* WORK REQUIRED *
In your copy, leave out the pictures; write out all the data exactly.

* SOURCE MATERIAL *
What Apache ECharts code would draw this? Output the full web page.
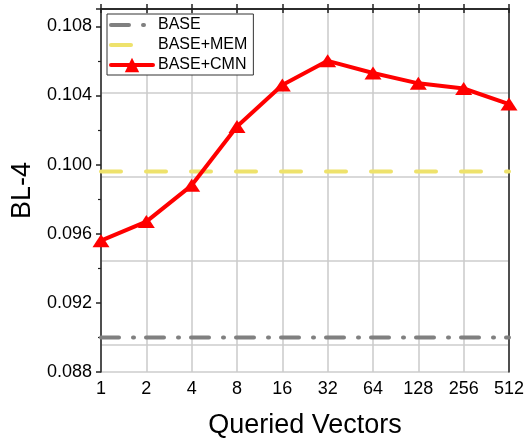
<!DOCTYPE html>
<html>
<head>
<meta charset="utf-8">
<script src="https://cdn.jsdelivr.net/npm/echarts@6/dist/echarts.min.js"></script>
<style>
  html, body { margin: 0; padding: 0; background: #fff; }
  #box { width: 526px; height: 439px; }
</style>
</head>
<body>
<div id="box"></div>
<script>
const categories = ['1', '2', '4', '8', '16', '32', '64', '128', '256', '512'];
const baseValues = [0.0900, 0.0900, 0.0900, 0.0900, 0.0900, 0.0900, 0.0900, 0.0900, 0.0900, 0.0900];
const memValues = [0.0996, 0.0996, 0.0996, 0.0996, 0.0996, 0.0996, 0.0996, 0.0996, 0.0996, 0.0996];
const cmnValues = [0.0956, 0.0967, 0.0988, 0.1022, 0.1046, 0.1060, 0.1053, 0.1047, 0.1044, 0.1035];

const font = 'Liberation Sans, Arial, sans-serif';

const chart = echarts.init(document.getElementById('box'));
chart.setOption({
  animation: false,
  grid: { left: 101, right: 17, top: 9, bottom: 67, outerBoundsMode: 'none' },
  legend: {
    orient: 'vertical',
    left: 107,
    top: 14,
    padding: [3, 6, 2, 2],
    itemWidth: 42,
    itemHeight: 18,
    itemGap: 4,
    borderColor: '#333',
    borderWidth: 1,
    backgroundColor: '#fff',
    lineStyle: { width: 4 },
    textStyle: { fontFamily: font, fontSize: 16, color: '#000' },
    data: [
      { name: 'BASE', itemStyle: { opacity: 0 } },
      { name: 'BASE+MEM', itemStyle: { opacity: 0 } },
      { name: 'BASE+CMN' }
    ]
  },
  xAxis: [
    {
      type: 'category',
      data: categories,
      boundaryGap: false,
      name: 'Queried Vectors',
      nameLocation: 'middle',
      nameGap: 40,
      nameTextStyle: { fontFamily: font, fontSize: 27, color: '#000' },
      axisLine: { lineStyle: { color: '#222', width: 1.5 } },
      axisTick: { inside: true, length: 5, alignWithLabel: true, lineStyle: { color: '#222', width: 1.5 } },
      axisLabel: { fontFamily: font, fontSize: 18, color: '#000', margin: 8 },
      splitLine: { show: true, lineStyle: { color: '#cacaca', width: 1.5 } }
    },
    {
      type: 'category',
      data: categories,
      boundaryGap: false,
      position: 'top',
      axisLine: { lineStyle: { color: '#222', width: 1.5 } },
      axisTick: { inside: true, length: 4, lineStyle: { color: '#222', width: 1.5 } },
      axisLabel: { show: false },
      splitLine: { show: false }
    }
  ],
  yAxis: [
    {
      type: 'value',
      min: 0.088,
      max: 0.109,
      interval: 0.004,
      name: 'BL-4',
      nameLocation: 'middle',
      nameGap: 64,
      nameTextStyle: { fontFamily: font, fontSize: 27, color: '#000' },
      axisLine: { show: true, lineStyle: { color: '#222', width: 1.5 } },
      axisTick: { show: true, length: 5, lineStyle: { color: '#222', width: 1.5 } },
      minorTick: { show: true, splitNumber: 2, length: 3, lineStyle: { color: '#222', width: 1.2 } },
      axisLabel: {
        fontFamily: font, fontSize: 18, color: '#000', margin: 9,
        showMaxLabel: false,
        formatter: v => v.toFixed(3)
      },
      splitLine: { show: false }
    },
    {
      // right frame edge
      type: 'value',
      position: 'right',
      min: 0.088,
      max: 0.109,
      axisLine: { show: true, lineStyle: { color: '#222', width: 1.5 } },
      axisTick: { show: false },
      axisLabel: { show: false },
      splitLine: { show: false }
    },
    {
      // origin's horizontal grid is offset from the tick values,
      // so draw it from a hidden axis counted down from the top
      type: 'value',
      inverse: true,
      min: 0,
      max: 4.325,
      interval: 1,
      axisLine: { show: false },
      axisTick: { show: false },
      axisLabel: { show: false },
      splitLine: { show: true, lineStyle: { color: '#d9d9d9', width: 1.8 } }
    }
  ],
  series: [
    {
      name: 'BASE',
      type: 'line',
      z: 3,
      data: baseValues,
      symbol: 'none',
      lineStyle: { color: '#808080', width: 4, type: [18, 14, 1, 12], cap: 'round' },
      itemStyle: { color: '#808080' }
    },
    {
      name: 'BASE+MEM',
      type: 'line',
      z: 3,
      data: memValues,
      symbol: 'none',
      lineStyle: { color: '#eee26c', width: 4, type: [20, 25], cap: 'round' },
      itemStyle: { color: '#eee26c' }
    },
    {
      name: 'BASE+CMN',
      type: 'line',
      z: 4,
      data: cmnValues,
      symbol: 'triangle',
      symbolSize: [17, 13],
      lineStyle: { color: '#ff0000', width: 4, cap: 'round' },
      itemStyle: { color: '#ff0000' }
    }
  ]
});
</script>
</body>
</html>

* ANSWER TO THIS PROBLEM *
What Apache ECharts code would draw this? Output the full web page.
<!DOCTYPE html>
<html>
<head>
<meta charset="utf-8">
<script src="https://cdn.jsdelivr.net/npm/echarts@6/dist/echarts.min.js"></script>
<style>
  html, body { margin: 0; padding: 0; background: #fff; }
  #box { width: 526px; height: 439px; }
</style>
</head>
<body>
<div id="box"></div>
<script>
const categories = ['1', '2', '4', '8', '16', '32', '64', '128', '256', '512'];
const baseValues = [0.0900, 0.0900, 0.0900, 0.0900, 0.0900, 0.0900, 0.0900, 0.0900, 0.0900, 0.0900];
const memValues = [0.0996, 0.0996, 0.0996, 0.0996, 0.0996, 0.0996, 0.0996, 0.0996, 0.0996, 0.0996];
const cmnValues = [0.0956, 0.0967, 0.0988, 0.1022, 0.1046, 0.1060, 0.1053, 0.1047, 0.1044, 0.1035];

const font = 'Liberation Sans, Arial, sans-serif';

const chart = echarts.init(document.getElementById('box'));
chart.setOption({
  animation: false,
  grid: { left: 101, right: 17, top: 9, bottom: 67, outerBoundsMode: 'none' },
  legend: {
    orient: 'vertical',
    left: 107,
    top: 14,
    padding: [3, 6, 2, 2],
    itemWidth: 42,
    itemHeight: 18,
    itemGap: 4,
    borderColor: '#333',
    borderWidth: 1,
    backgroundColor: '#fff',
    lineStyle: { width: 4 },
    textStyle: { fontFamily: font, fontSize: 16, color: '#000' },
    data: [
      { name: 'BASE', itemStyle: { opacity: 0 } },
      { name: 'BASE+MEM', itemStyle: { opacity: 0 } },
      { name: 'BASE+CMN' }
    ]
  },
  xAxis: [
    {
      type: 'category',
      data: categories,
      boundaryGap: false,
      name: 'Queried Vectors',
      nameLocation: 'middle',
      nameGap: 40,
      nameTextStyle: { fontFamily: font, fontSize: 27, color: '#000' },
      axisLine: { lineStyle: { color: '#222', width: 1.5 } },
      axisTick: { inside: true, length: 5, alignWithLabel: true, lineStyle: { color: '#222', width: 1.5 } },
      axisLabel: { fontFamily: font, fontSize: 18, color: '#000', margin: 8 },
      splitLine: { show: true, lineStyle: { color: '#cacaca', width: 1.5 } }
    },
    {
      type: 'category',
      data: categories,
      boundaryGap: false,
      position: 'top',
      axisLine: { lineStyle: { color: '#222', width: 1.5 } },
      axisTick: { inside: true, length: 4, lineStyle: { color: '#222', width: 1.5 } },
      axisLabel: { show: false },
      splitLine: { show: false }
    }
  ],
  yAxis: [
    {
      type: 'value',
      min: 0.088,
      max: 0.109,
      interval: 0.004,
      name: 'BL-4',
      nameLocation: 'middle',
      nameGap: 64,
      nameTextStyle: { fontFamily: font, fontSize: 27, color: '#000' },
      axisLine: { show: true, lineStyle: { color: '#222', width: 1.5 } },
      axisTick: { show: true, length: 5, lineStyle: { color: '#222', width: 1.5 } },
      minorTick: { show: true, splitNumber: 2, length: 3, lineStyle: { color: '#222', width: 1.2 } },
      axisLabel: {
        fontFamily: font, fontSize: 18, color: '#000', margin: 9,
        showMaxLabel: false,
        formatter: v => v.toFixed(3)
      },
      splitLine: { show: false }
    },
    {
      // right frame edge
      type: 'value',
      position: 'right',
      min: 0.088,
      max: 0.109,
      axisLine: { show: true, lineStyle: { color: '#222', width: 1.5 } },
      axisTick: { show: false },
      axisLabel: { show: false },
      splitLine: { show: false }
    },
    {
      // origin's horizontal grid is offset from the tick values,
      // so draw it from a hidden axis counted down from the top
      type: 'value',
      inverse: true,
      min: 0,
      max: 4.325,
      interval: 1,
      axisLine: { show: false },
      axisTick: { show: false },
      axisLabel: { show: false },
      splitLine: { show: true, lineStyle: { color: '#d9d9d9', width: 1.8 } }
    }
  ],
  series: [
    {
      name: 'BASE',
      type: 'line',
      z: 3,
      data: baseValues,
      symbol: 'none',
      lineStyle: { color: '#808080', width: 4, type: [18, 14, 1, 12], cap: 'round' },
      itemStyle: { color: '#808080' }
    },
    {
      name: 'BASE+MEM',
      type: 'line',
      z: 3,
      data: memValues,
      symbol: 'none',
      lineStyle: { color: '#eee26c', width: 4, type: [20, 25], cap: 'round' },
      itemStyle: { color: '#eee26c' }
    },
    {
      name: 'BASE+CMN',
      type: 'line',
      z: 4,
      data: cmnValues,
      symbol: 'triangle',
      symbolSize: [17, 13],
      lineStyle: { color: '#ff0000', width: 4, cap: 'round' },
      itemStyle: { color: '#ff0000' }
    }
  ]
});
</script>
</body>
</html>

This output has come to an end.